When one considers the fact the doorway to black deeds is the secrecy that hides them, it’s appalling how little regard current law gives to this violation of the public trust.

This is national “Sunshine Week,” designed to focus public attention on the need for transparent government. How is Georgia doing?

While newspapers like this one fight for the public’s right for open meetings and records, a recent article from The Associated Press suggests that the Georgia Attorney General’s Office has a long way to go in terms of enforcement.

The AP looked at about 2,200 sunshine law complaints and concluded that “the state has not criminally prosecuted any open records or open meetings complaints since the Georgia Attorney General’s Office began mediating those cases in 1998.”

Zilch. Zero. Zip. Nada.

The AG’s office argues that the purpose of the mediation effort is to avoid going to court, by rendering opinions on whether documents should be open to the public. That’s one way to look at it. In fact, government officials usually see the error of their ways once the attorney general’s office explains the law.

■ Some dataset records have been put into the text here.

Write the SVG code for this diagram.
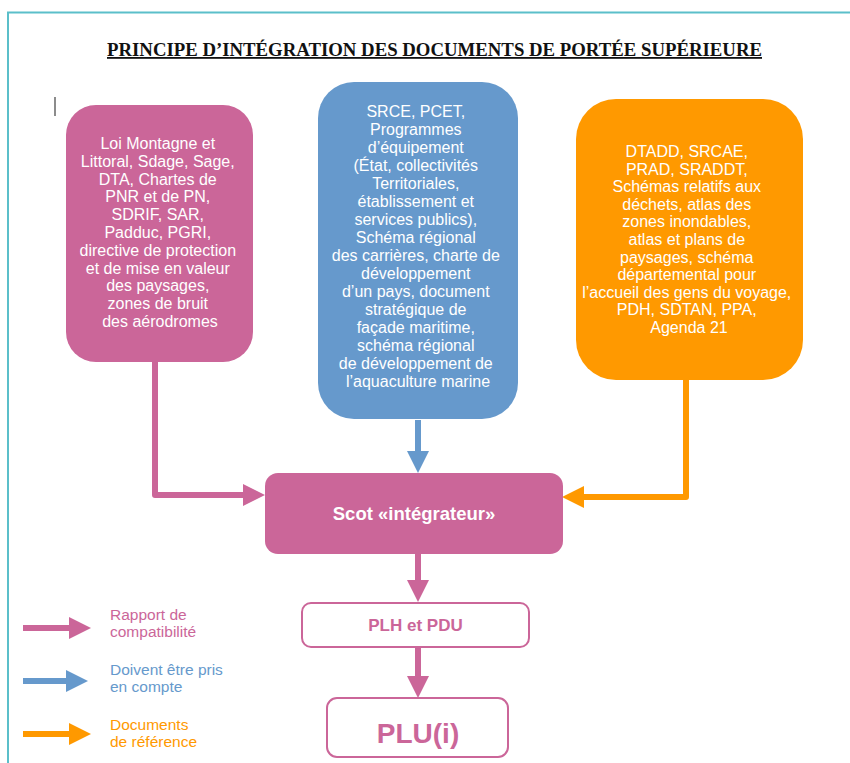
<svg xmlns="http://www.w3.org/2000/svg" width="850" height="763" viewBox="0 0 850 763">
<style>
.bt{font-family:"Liberation Sans",Arial,sans-serif;font-size:16px;fill:#ffffff;text-anchor:middle}
.lg{font-family:"Liberation Sans",Arial,sans-serif;font-size:15.5px}
.pk{fill:#cb6699}.bl{fill:#6699cc}.or{fill:#ff9900}
.cp{stroke:#cb6699}.cb{stroke:#6699cc}.co{stroke:#ff9900}
.cn{fill:none;stroke-width:6;stroke-linejoin:round}
</style>
<defs>
<marker id="ap" viewBox="0 0 22 22" markerUnits="userSpaceOnUse" markerWidth="22" markerHeight="22" refX="0" refY="11" orient="auto"><path d="M0,0 L22,11 L0,22 z" fill="#cb6699"/></marker>
<marker id="ab" viewBox="0 0 22 22" markerUnits="userSpaceOnUse" markerWidth="22" markerHeight="22" refX="0" refY="11" orient="auto"><path d="M0,0 L22,11 L0,22 z" fill="#6699cc"/></marker>
<marker id="ao" viewBox="0 0 22 22" markerUnits="userSpaceOnUse" markerWidth="22" markerHeight="22" refX="0" refY="11" orient="auto"><path d="M0,0 L22,11 L0,22 z" fill="#ff9900"/></marker>
</defs>
<rect width="850" height="763" fill="#ffffff"/>
<polyline points="850,12.5 8,12.5 8,763" fill="none" stroke="#5bbfca" stroke-width="2"/>
<line x1="55" y1="97" x2="55" y2="116" stroke="#666" stroke-width="1.5"/>
<text x="434.5" y="56" font-family="'Liberation Serif','Times New Roman',serif" font-weight="bold" font-size="18" text-anchor="middle" text-decoration="underline" textLength="655" lengthAdjust="spacingAndGlyphs" fill="#111">PRINCIPE D’INTÉGRATION DES DOCUMENTS DE PORTÉE SUPÉRIEURE</text>

<g id="connectors">
<path class="cn cp" d="M155,362 V495 H243" marker-end="url(#ap)"/>
<path class="cn co" d="M686,380 V497 H584" marker-end="url(#ao)"/>
<path class="cn cb" d="M418,420 V451" marker-end="url(#ab)"/>
<path class="cn cp" d="M418,554 V580" marker-end="url(#ap)"/>
<path class="cn cp" d="M418,648 V676" marker-end="url(#ap)"/>
</g>

<g id="box-left">
<rect x="66" y="105" width="187" height="257" rx="30" class="pk"/>
<text class="bt">
<tspan x="160" y="149">Loi Montagne et</tspan>
<tspan x="160" y="166.8">Littoral, Sdage, Sage,</tspan>
<tspan x="160" y="184.6">DTA, Chartes de</tspan>
<tspan x="160" y="202.4">PNR et de PN,</tspan>
<tspan x="160" y="220.2">SDRIF, SAR,</tspan>
<tspan x="160" y="238">Padduc, PGRI,</tspan>
<tspan x="160" y="255.8">directive de protection</tspan>
<tspan x="160" y="273.6">et de mise en valeur</tspan>
<tspan x="160" y="291.4">des paysages,</tspan>
<tspan x="160" y="309.2">zones de bruit</tspan>
<tspan x="160" y="327">des aérodromes</tspan>
</text>
</g>

<g id="box-middle">
<rect x="318" y="82" width="200" height="337" rx="36" class="bl"/>
<text class="bt">
<tspan x="418" y="117">SRCE, PCET,</tspan>
<tspan x="418" y="135">Programmes</tspan>
<tspan x="418" y="153">d’équipement</tspan>
<tspan x="418" y="171">(État, collectivités</tspan>
<tspan x="418" y="189">Territoriales,</tspan>
<tspan x="418" y="207">établissement et</tspan>
<tspan x="418" y="225">services publics),</tspan>
<tspan x="418" y="243">Schéma régional</tspan>
<tspan x="418" y="261">des carrières, charte de</tspan>
<tspan x="418" y="279">développement</tspan>
<tspan x="418" y="297">d’un pays, document</tspan>
<tspan x="418" y="315">stratégique de</tspan>
<tspan x="418" y="333">façade maritime,</tspan>
<tspan x="418" y="351">schéma régional</tspan>
<tspan x="418" y="369">de développement de</tspan>
<tspan x="418" y="387">l’aquaculture marine</tspan>
</text>
</g>

<g id="box-right">
<rect x="576" y="99" width="227" height="281" rx="40" class="or"/>
<text class="bt">
<tspan x="689" y="157">DTADD, SRCAE,</tspan>
<tspan x="689" y="174.6">PRAD, SRADDT,</tspan>
<tspan x="689" y="192.2">Schémas relatifs aux</tspan>
<tspan x="689" y="209.8">déchets, atlas des</tspan>
<tspan x="689" y="227.4">zones inondables,</tspan>
<tspan x="689" y="245">atlas et plans de</tspan>
<tspan x="689" y="262.6">paysages, schéma</tspan>
<tspan x="689" y="280.2">départemental pour</tspan>
<tspan x="689" y="297.8">l’accueil des gens du voyage,</tspan>
<tspan x="689" y="315.4">PDH, SDTAN, PPA,</tspan>
<tspan x="689" y="333">Agenda 21</tspan>
</text>
</g>

<g id="scot">
<rect x="265" y="473" width="298" height="81" rx="13" class="pk"/>
<text x="414" y="520" class="bt" style="font-weight:bold;font-size:18.5px">Scot «intégrateur»</text>
</g>

<g id="plh">
<rect x="302" y="603" width="227" height="44" rx="9" fill="#ffffff" stroke="#cb6699" stroke-width="2"/>
<text x="415.5" y="631" font-family="'Liberation Sans',Arial,sans-serif" font-weight="bold" font-size="17" text-anchor="middle" class="pk">PLH et PDU</text>
</g>

<g id="plu">
<rect x="327" y="698" width="181" height="59" rx="10" fill="#ffffff" stroke="#cb6699" stroke-width="2"/>
<text x="418" y="743" font-family="'Liberation Sans',Arial,sans-serif" font-weight="bold" font-size="28" text-anchor="middle" class="pk">PLU(i)</text>
</g>

<g id="legend">
<path class="cn cp" d="M23,628 H69" marker-end="url(#ap)"/>
<path class="cn cb" d="M23,681 H66" marker-end="url(#ab)"/>
<path class="cn co" d="M23,734 H69" marker-end="url(#ao)"/>
<text class="lg pk"><tspan x="110" y="620">Rapport de</tspan><tspan x="110" y="637">compatibilité</tspan></text>
<text class="lg bl"><tspan x="110" y="675">Doivent être pris</tspan><tspan x="110" y="692">en compte</tspan></text>
<text class="lg or"><tspan x="110" y="730">Documents</tspan><tspan x="110" y="747">de référence</tspan></text>
</g>
</svg>
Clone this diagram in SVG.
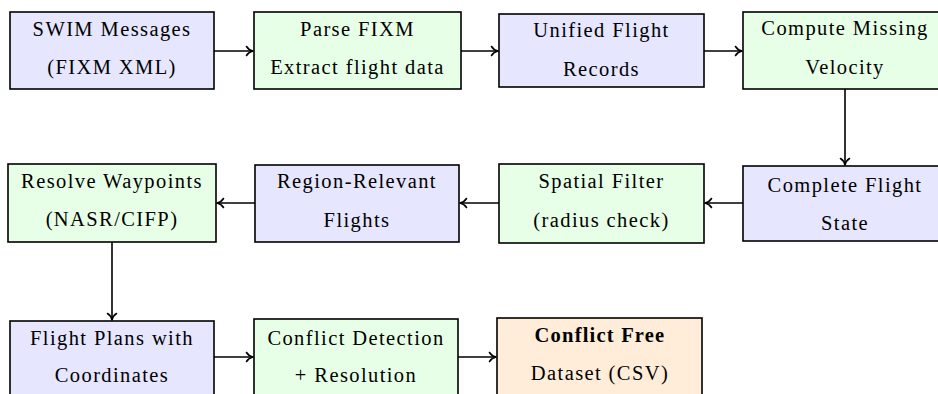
<svg xmlns="http://www.w3.org/2000/svg" width="938" height="394" viewBox="0 0 938 394">
<style>
  rect.box { stroke: #000; stroke-width: 1.6; }
  .blue { fill: #E6E6FF; }
  .green { fill: #E6FFE6; }
  .orange { fill: #FFECD9; }
  text { font-family: "Liberation Serif", "Times New Roman", serif; font-size: 20.5px; letter-spacing: 1.4px; text-anchor: middle; fill: #000; }
  text.b { font-weight: bold; letter-spacing: 1.2px; }
  .conn path { stroke: #000; stroke-width: 1.6; fill: none; marker-end: url(#arr); }
</style>
<defs>
  <marker id="arr" markerUnits="userSpaceOnUse" markerWidth="12" markerHeight="12" viewBox="-8 -6 10 12" refX="0" refY="0" orient="auto">
    <path d="M-6.5,-4.5 C-4.8,-1.7 -2,-0.4 0,0 C-2,0.4 -4.8,1.7 -6.5,4.5" fill="none" stroke="#000" stroke-width="1.6" stroke-linecap="round" stroke-linejoin="round"/>
  </marker>
</defs>
<g class="conn" id="connectors">
  <path d="M214 51 H253"/>
  <path d="M461 51 H498"/>
  <path d="M704 51 H742"/>
  <path d="M845 89 V165"/>
  <path d="M743 203 H705"/>
  <path d="M499 203 H460"/>
  <path d="M255 203 H217"/>
  <path d="M112 242 V320"/>
  <path d="M214 357 H253"/>
  <path d="M458 357 H496"/>
</g>
<g id="n1"><rect class="box blue" x="10" y="12" width="204" height="77"/><text x="112" y="36">SWIM Messages</text><text x="112" y="74">(FIXM XML)</text></g>
<g id="n2"><rect class="box green" x="254" y="12" width="207" height="77"/><text x="357.5" y="36">Parse FIXM</text><text x="357.5" y="74">Extract flight data</text></g>
<g id="n3"><rect class="box blue" x="499" y="14" width="205" height="73"/><text x="601.5" y="37">Unified Flight</text><text x="601.5" y="76">Records</text></g>
<g id="n4"><rect class="box green" x="743" y="12" width="205" height="77"/><text x="845" y="35">Compute Missing</text><text x="845" y="74">Velocity</text></g>
<g id="n5"><rect class="box blue" x="743" y="166" width="205" height="75"/><text x="845" y="192">Complete Flight</text><text x="845" y="230">State</text></g>
<g id="n6"><rect class="box green" x="499" y="164" width="205" height="79"/><text x="601.5" y="188">Spatial Filter</text><text x="601.5" y="227">(radius check)</text></g>
<g id="n7"><rect class="box blue" x="255" y="165" width="204" height="77"/><text x="357" y="188">Region-Relevant</text><text x="357" y="227">Flights</text></g>
<g id="n8"><rect class="box green" x="8" y="164" width="208" height="78"/><text x="112" y="188">Resolve Waypoints</text><text x="112" y="226">(NASR/CIFP)</text></g>
<g id="n9"><rect class="box blue" x="10" y="321" width="204" height="80"/><text x="112" y="345">Flight Plans with</text><text x="112" y="382">Coordinates</text></g>
<g id="n10"><rect class="box green" x="254" y="319" width="204" height="82"/><text x="356" y="345">Conflict Detection</text><text x="356" y="382">+ Resolution</text></g>
<g id="n11"><rect class="box orange" x="497" y="318" width="205" height="83"/><text class="b" x="600" y="342">Conflict Free</text><text x="600" y="380">Dataset (CSV)</text></g>
</svg>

Still, the AP has found at least a dozen cases in which the attorney general’s office declined to pursue probable violations in court.

Stefan Ritter, the senior assistant AG who oversees open government issues, has said some of the cases were never pursued because of the piddling penalty violators face. In essence, why focus the limited resources of the state office when the maximum price a culprit might pay equals two fill-ups in an SUV?

Such reasoning is troubling, but understandable.

State Attorney General Sam Olens is pushing legislation that would increase penalties from $100 to a $1,000 fine for initial Sunshine Law violations, and $2,500 for each subsequent violation within 12 months of the first.

The bill Mr. Olens favors, HB 397, could use some tweaking to avoid unintentionally crimping the flow of public information (for instance, the bill drops current language that forbids state agencies from putting documents into private hands, in order to avoid disclosure).

The new penalty should put some canines in an otherwise toothless law. However, that’s only one-half of the equation.

Along with the tougher penalties must come a real commitment on the part of the attorney general’s office to stand up for the public’s right to know what its government is up to.

Letting governments in Georgia conduct the public’s business in secret prevents voters from holding their elected officials accountable. That’s a clear threat to a healthy democracy.

Georgians deserve protection. That means enacting a state sunshine law with real penalties, then enforcing it with zeal.